NHL spokesman Gary Meagher said Friday "the commissioner never ordered a cease-and-desist order to Mr. Leipold."
In e-mail dated May 3, Leipold wrote that he "needed time to smooth things over" with Bettman, according to ESPN.com. Rodier subsequently asks Leipold, "Will you be talking to Gary to calm him down some more?"
Leipold eventually went ahead and announced an agreement in principle on May 23 to sell the team to Balsillie for $238-million (all currency U.S.).
Shortly thereafter, Balsillie obtained the lease for the Copps Coliseum and took season-ticket and suite deposits in Hamilton, actions aimed at satisfying requirements in the NHL's constitution pertaining to relocation.
But it is another area of the constitution that may have made Bettman cool to the idea of a franchise in Hamilton.
Section 4.3 seems to indicate that any team can veto the move of another into its territory, meaning that the Toronto Maple Leafs would be able to block a franchise move into Hamilton with a single vote against.
"No franchise shall be granted for a home territory within the home territory of a member without the written consent of such member," the constitution states.
However, the NHL insists that that is not the case, citing bylaw 36.4, subsection C, which states that a simple majority vote would allow any team to move. That bylaw, however, applies only when the league is advised by counsel that its constitution may be unlawful regarding franchise relocation.
Several sources have suggested the NHL does not want a test case that would
THE SOLUTION
For the few or the many who may be interested and would like to consider what course of action can be adopted nation wide as being sound, feasible and especially needed to assure that Canada will soon retrieve its former hockey glories and international status, there are two main proposals and possibilities to consider. Adopting these changes may be the starting point of a new era, a new format of hockey excellence, for our players, our fans, the nation and our financial establishment.

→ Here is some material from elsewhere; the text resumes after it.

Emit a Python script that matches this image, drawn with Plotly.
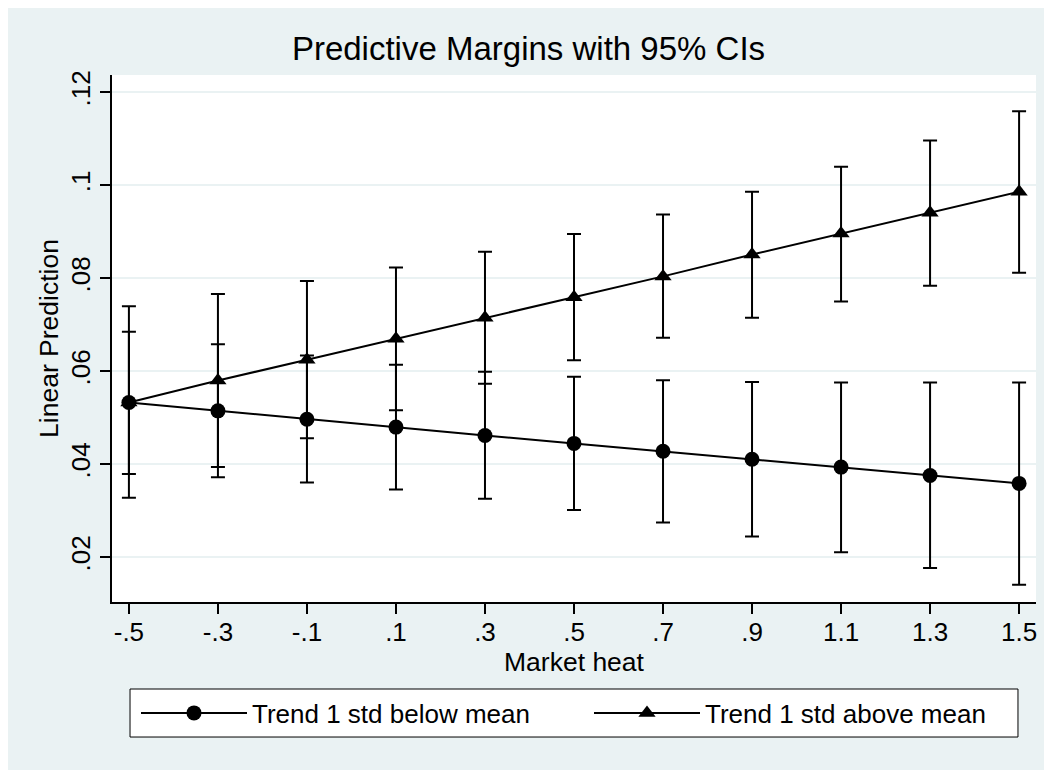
import plotly.graph_objects as go

# ---- data ----
market_heat = [-0.5, -0.3, -0.1, 0.1, 0.3, 0.5, 0.7, 0.9, 1.1, 1.3, 1.5]
x_tick_labels = ["-.5", "-.3", "-.1", ".1", ".3", ".5", ".7", ".9", "1.1", "1.3", "1.5"]

below_mean = [0.0533, 0.0515, 0.0497, 0.0480, 0.0462, 0.0445, 0.0428, 0.0411, 0.0394, 0.0376, 0.0359]
below_lo   = [0.0379, 0.0372, 0.0361, 0.0346, 0.0326, 0.0302, 0.0275, 0.0245, 0.0211, 0.0177, 0.0141]
below_hi   = [0.0685, 0.0658, 0.0634, 0.0614, 0.0599, 0.0588, 0.0581, 0.0577, 0.0576, 0.0576, 0.0576]

above_mean = [0.0533, 0.0580, 0.0625, 0.0670, 0.0715, 0.0759, 0.0804, 0.0851, 0.0896, 0.0941, 0.0986]
above_lo   = [0.0328, 0.0394, 0.0456, 0.0516, 0.0573, 0.0624, 0.0672, 0.0715, 0.0750, 0.0784, 0.0812]
above_hi   = [0.0740, 0.0766, 0.0794, 0.0823, 0.0857, 0.0895, 0.0937, 0.0986, 0.1040, 0.1096, 0.1159]

y_tick_vals = [0.02, 0.04, 0.06, 0.08, 0.10, 0.12]
y_tick_labels = [".02", ".04", ".06", ".08", ".1", ".12"]

series_names = ["Trend 1 std below mean", "Trend 1 std above mean"]

FONT = "Liberation Sans, Arial, Helvetica, sans-serif"
BG = "#EAF2F3"

fig = go.Figure()

def err_trace(mean, lo, hi):
    return go.Scatter(
        x=market_heat, y=mean, mode="markers",
        marker=dict(size=1, color="rgba(0,0,0,0)"),
        error_y=dict(type="data", symmetric=False,
                     array=[h - m for h, m in zip(hi, mean)],
                     arrayminus=[m - l for m, l in zip(mean, lo)],
                     color="black", thickness=2, width=7),
        showlegend=False, hoverinfo="skip")

fig.add_trace(err_trace(below_mean, below_lo, below_hi))
fig.add_trace(err_trace(above_mean, above_lo, above_hi))

fig.add_trace(go.Scatter(
    x=market_heat, y=below_mean, mode="lines+markers", name=series_names[0],
    line=dict(color="black", width=2),
    marker=dict(symbol="circle", size=15, color="black")))
fig.add_trace(go.Scatter(
    x=market_heat, y=above_mean, mode="lines+markers", name=series_names[1],
    line=dict(color="black", width=2),
    marker=dict(symbol="triangle-up", size=15, color="black")))

# legend box
fig.add_shape(type="rect", xref="paper", yref="paper",
              x0=0.0195, x1=0.9805, y0=-0.2562, y1=-0.1651,
              line=dict(color="black", width=1), fillcolor="white", layer="below")

fig.update_layout(
    width=1052, height=770,
    paper_bgcolor=BG, plot_bgcolor="white",
    margin=dict(l=104, r=24, t=67, b=176),
    font=dict(family=FONT, color="black", size=26),
    title=dict(text="Predictive Margins with 95% CIs", x=520.5 / 1052, xref="container",
               y=1 - 40 / 770, yref="container", yanchor="middle", xanchor="center",
               font=dict(size=33, family=FONT, color="black")),
    xaxis=dict(range=[-0.538, 1.538], tickmode="array", tickvals=market_heat,
               ticktext=x_tick_labels, ticks="outside", ticklen=10, tickwidth=1.5,
               tickcolor="black", showgrid=False, zeroline=False,
               showline=True, linecolor="black", linewidth=1.5,
               tickfont=dict(size=26), ticklabelstandoff=-4,
               title=dict(text="Market heat", font=dict(size=26.5), standoff=0)),
    yaxis=dict(range=[0.0104, 0.1237], tickmode="array", tickvals=y_tick_vals,
               ticktext=y_tick_labels, ticks="outside", ticklen=10, tickwidth=1.5,
               tickcolor="black", showgrid=True, gridcolor=BG, gridwidth=1.5,
               zeroline=False, showline=True, linecolor="black", linewidth=1.5,
               tickangle=-90, tickfont=dict(size=26),
               title=dict(text="Linear Prediction", font=dict(size=26.5), standoff=0)),
    legend=dict(orientation="h", xref="container", yref="container",
                x=128 / 1052, y=1 - 705 / 770, xanchor="left", yanchor="middle",
                bgcolor="rgba(0,0,0,0)", borderwidth=0,
                font=dict(size=26, family=FONT), itemwidth=106,
                entrywidth=332, entrywidthmode="pixels"),
)

fig.write_html("out.html")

First, the formation of a Canadian National Hockey League --secondly the reestablishment of the Stanley Cup as our symbol of our National Hockey Champions.
Is such an idea possible, practical, conceivably or unsound and contentious? It depends on how one looks at it and the needs that exist. Other than banking and politics Canada no longer has a defining national industry. It has a few companies working successfully in the industries of other countries and in the world of international trade and industry, but not one singular Canadian industry to call our own and profit from. So the national need exists for a significant hockey program which will once again restore our international status in the most Canadian of all worldwide athletic enterprises.

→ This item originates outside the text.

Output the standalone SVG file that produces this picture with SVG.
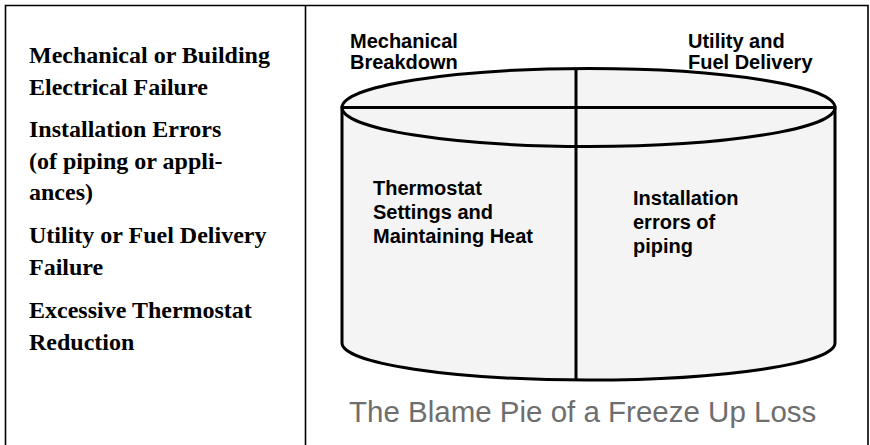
<svg xmlns="http://www.w3.org/2000/svg" width="870" height="445" viewBox="0 0 870 445">
  <style>
    .frame { fill: none; stroke: #000; stroke-width: 1.6; }
    .cyl { fill: #f4f4f4; stroke: #000; stroke-width: 3; }
    .edge { fill: none; stroke: #000; stroke-width: 3; }
    .cause { font-family: "Liberation Serif", "Times New Roman", serif; font-weight: bold; font-size: 24px; fill: #000; }
    .slice { font-family: "Liberation Sans", Arial, sans-serif; font-weight: bold; font-size: 20px; fill: #000; }
    .title { font-family: "Liberation Sans", Arial, sans-serif; font-size: 29.5px; fill: #6e6e6e; }
  </style>

  <!-- outer frame: two open-bottomed panels -->
  <g id="frame">
    <path class="frame" d="M5.5 445 V5.5 H868 V445 M305.5 5.5 V445"/>
  </g>

  <!-- list of loss causes -->
  <g id="causes">
    <text class="cause" x="29" y="63">Mechanical or Building</text>
    <text class="cause" x="29" y="95">Electrical Failure</text>
    <text class="cause" x="29" y="137">Installation Errors</text>
    <text class="cause" x="29" y="169">(of piping or appli-</text>
    <text class="cause" x="29" y="200">ances)</text>
    <text class="cause" x="29" y="243">Utility or Fuel Delivery</text>
    <text class="cause" x="29" y="275">Failure</text>
    <text class="cause" x="29" y="318">Excessive Thermostat</text>
    <text class="cause" x="29" y="350">Reduction</text>
  </g>

  <!-- cylinder (the pie) -->
  <g id="pie">
    <path class="cyl" d="M342 107.5 V343 A246.5 37 0 0 0 835 343 V107.5 Z"/>
    <ellipse class="cyl" cx="588.5" cy="107.5" rx="246.5" ry="39"/>
  </g>

  <!-- slice dividers -->
  <g id="connectors">
    <line class="edge" x1="342" y1="107.5" x2="835" y2="107.5"/>
    <line class="edge" x1="576" y1="68.5" x2="576" y2="380"/>
  </g>

  <g id="label-mechanical">
    <text class="slice" x="350" y="48">Mechanical</text>
    <text class="slice" x="350" y="69">Breakdown</text>
  </g>
  <g id="label-utility">
    <text class="slice" x="688" y="48">Utility and</text>
    <text class="slice" x="688" y="69">Fuel Delivery</text>
  </g>
  <g id="label-thermostat">
    <text class="slice" x="373" y="195">Thermostat</text>
    <text class="slice" x="373" y="219">Settings and</text>
    <text class="slice" x="373" y="243">Maintaining Heat</text>
  </g>
  <g id="label-installation">
    <text class="slice" x="633" y="205">Installation</text>
    <text class="slice" x="633" y="229">errors of</text>
    <text class="slice" x="633" y="253">piping</text>
  </g>

  <g id="title">
    <text class="title" x="349" y="422">The Blame Pie of a Freeze Up Loss</text>
  </g>
</svg>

The needed cities are there, the hockey talent is there, the money for franchises is there. All player contracts will provide for payment in Canadian Dollars. There are enough fans paying enough money presently for NHL games in Canada, to support successfully an entirely Canadian enterprise as our own professional hockey league. Our Canadian Junior hockey leagues turn out a couple hundred hockey players a year. Europe does the same. If European countries can support their own hockey leagues, Canada should be able to do so also. Presently there are National hockey leagues in the Czech Republic, Germany, Switzerland, Belarus, Slovakia, Finland, Austria, Japan, Sweden, Latvia, the Ukraine, Russia, Italy and Norway. There are two hundred and eighty European hockey players, 28 percent of the leagues' total employed presently by NHL teams. Approximately six hundred and fifty Canadian born hockey players earn their living playing in the NHL. These players were born and raised in Canada and played their minor and junior hockey for cities and towns across the country. Canadians and expatriated Canadians make up the great majority of the managers, coaches, and supervisors of the hockey and business affairs of the National Hockey League league and its franchised member teams.

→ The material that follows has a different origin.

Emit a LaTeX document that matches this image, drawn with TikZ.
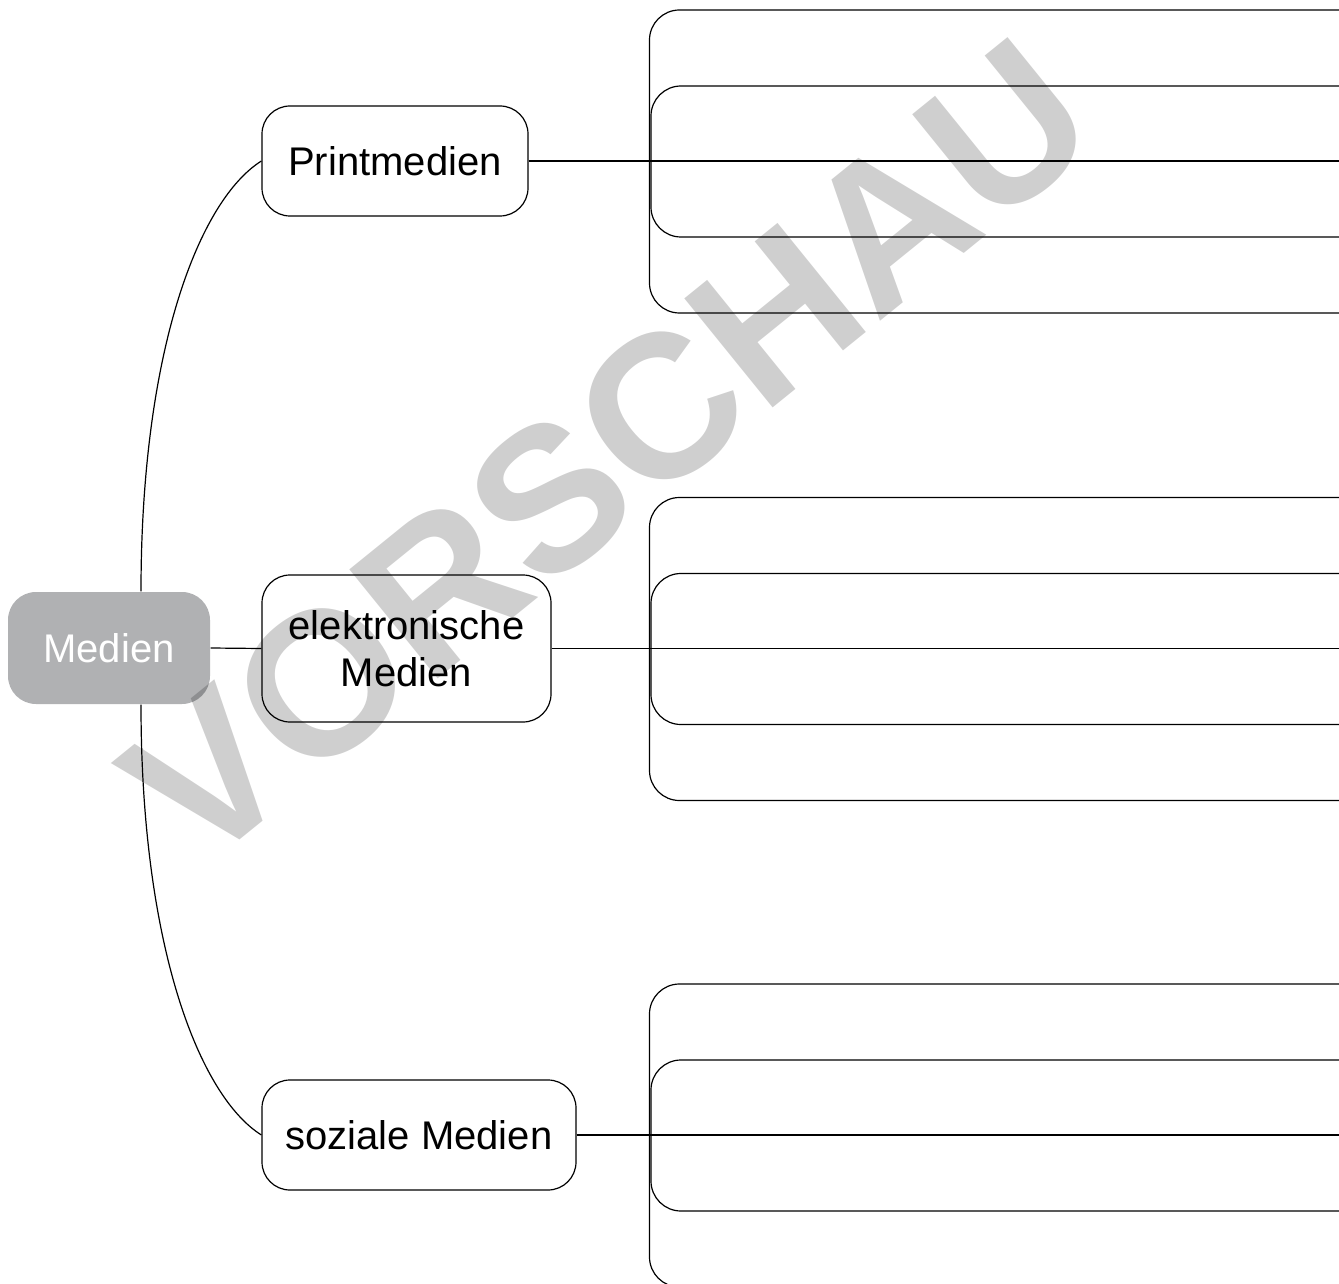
\documentclass[tikz,border=0pt]{standalone}
\usepackage{fontspec}
\setmainfont{Liberation Sans}
\usetikzlibrary{calc}

\definecolor{mediengrau}{RGB}{176,177,179}
\definecolor{wasserzeichen}{RGB}{207,207,207}

\begin{document}
\begin{tikzpicture}[x=1pt,y=-1pt,line width=1.2pt,
    kat/.style={draw,rounded corners=28pt,inner sep=0pt,align=center,font=\fontsize{40}{47}\selectfont},
    haupt/.style={fill=mediengrau,text=white,rounded corners=28pt,inner sep=0pt,font=\fontsize{40}{47}\selectfont},
    zeile/.style={rounded corners=30pt}]
    \useasboundingbox (0,0) rectangle (1339,1284);

    \node[haupt,minimum width=202pt,minimum height=112pt] (medien) at (109,648) {Medien};
    \node[kat,minimum width=266pt,minimum height=110pt] (print) at (395,161) {Printmedien};
    \node[kat,minimum width=289pt,minimum height=147pt] (elektro) at (406.5,648.5) {elektronische\\Medien};
    \node[kat,minimum width=314pt,minimum height=110pt] (sozial) at (419,1135) {soziale Medien};

    \coordinate (oben) at ([xshift=32pt]medien.north);
    \coordinate (unten) at ([xshift=32pt]medien.south);
    \draw (oben) .. controls +(0,-242) and +(-62,39) .. (print.west);
    \draw (unten) .. controls +(0,242) and +(-62,-39) .. (sozial.west);
    \draw (medien.east) -- (elektro.west);

    % Schreiblinien
    \coordinate (rand) at (1339,0);
    \coordinate (links) at (649.5,0);
    \foreach \n in {print,elektro,sozial}{
        \draw (\n.east) -- (\n.east -| rand);
        \coordinate (m) at (\n.east -| links);
        \draw[zeile] (m) ++(689.5,-151) -- ++(-689.5,0) -- ++(0,303) -- ++(689.5,0);
        \draw[zeile] (m) ++(689.5,-75) -- ++(-688,0) -- ++(0,151) -- ++(688,0);
    }

    \begin{scope}[blend mode=multiply]
        \node[text=wasserzeichen,font=\bfseries\fontsize{204}{204}\selectfont,rotate=39,anchor=base,inner sep=0pt] (vorschau) at (652,506) {VORSCHAU};
    \end{scope}
\end{tikzpicture}
\end{document}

IT IS TIME TO BRING LORD STANLEY HOME
There are twenty-four American cities with NHL franchise teams ; Canada has six franchise teams. These odds make it very difficult for Canadians across the country to see the day when Canada will once again celebrate a Stanley Cup championship. Lord Stanley's trophy of hockey excellence and superiority in Canada, donated in 1893, is now more at home south of the border. The National Hockey League began in 1917 as a Canadian enterprise with headquarters in Montreal, Quebec and remained that way until the election of John A. Ziegler, Jr. of Grosse Pointe, Michigan (Detroit) as the League’s President in 1977 who the made the NHL a American Corporation and centered its headquarters in New York City.